Alvaro Maggini, creative director of Roger Dubuis, speaks of the challenges in his job

By Ho Yun Kuan 25 February, 2017
Roger Dubuis Excalibur Spider Italdesign Edition

Taking Creative Licence

If Roger Dubuis is the enfant terrible of the conservative watch industry, then its creative director Alvaro Maggini must be the leading mischief maker. Maggini tells us where he gets his ideas.

Creative director Alvaro Maggini

Which comes first – the watch or your visual story?
There is no finished product when we start the creative process so I don’t have exact information about the watches. The most important starting point for me is the focus of the year’s collection. For example, two years ago, it was calibres. Last year, it was all about Diva. This year, our focus is disruptive materials (editor’s note: “disruptive” here can be taken to mean unconventional and perhaps controversial). I take this core element, and build a story around it.

So what story were you trying to tell with the visual environment for Roger Dubuis’ booth at SIHH 2017?
It’s very simple. In order to build something new, I need to destroy (the old or familiar) first. What I have done is to destroy so that we can rebuild.

The mechanisms in Roger Dubuis watches are already outstanding. What do the visuals you create add to them?
The visual world is an extension of the story driven by the timepieces. The product is always the star, but it needs something visual to support it and build a story around it. It is essential in the luxury business. SIHH is our best stage for storytelling. The Roger Dubuis booth always creates an impact and dictates the visual direction for the rest of the year. Post-SIHH, these elements are then used to drive the same message in all brand activities worldwide. The images remain relevant for up to two years. For example, elements of the Astral world presented at SIHH 2015 were adapted for a pop-up store in Harrods in July 2016. The worlds we create for the brand are much stronger than just an advertising visual. Our visual elements just add another dimension of indulgence.

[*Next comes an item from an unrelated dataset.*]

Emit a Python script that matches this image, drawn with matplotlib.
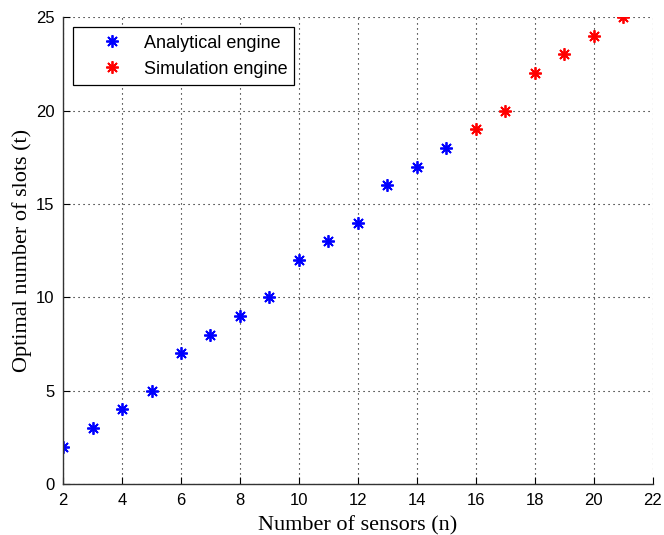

You used to work for Dior and Chanel. How is creative work different or similar in a watch brand?
There are no similarities at all. To me, fashion is very sexy, while watches are more utilitarian. Fashion is like falling in love at first sight. It is passionate, but it doesn’t last long. Watches, on the other hand, are more intellectual and slow-burning, like being in a long- term relationship.

Which part of the creative process is most challenging to you?
It is to ensure that the product is respected. When I work with a new product, it becomes like my child. Like a proud parent, I always want to come up with a story that showcases my child in the best light.

Which part of the creative process do you enjoy the most?
It is always the production process – the time when an idea becomes reality, when I am working with different people on bringing different aspects of my idea to life, such as the design, construction or being on the set of a photoshoot. Creating something concrete out of nothing is always so exciting!

If you must choose one, which would be your favourite visual you have created for Roger Dubuis?
It will be the entire concept for 2017, including the booth and advertising campaigns. My favourite is always the latest one. It is my new love, and I will be in love until I move on to create my next visual world.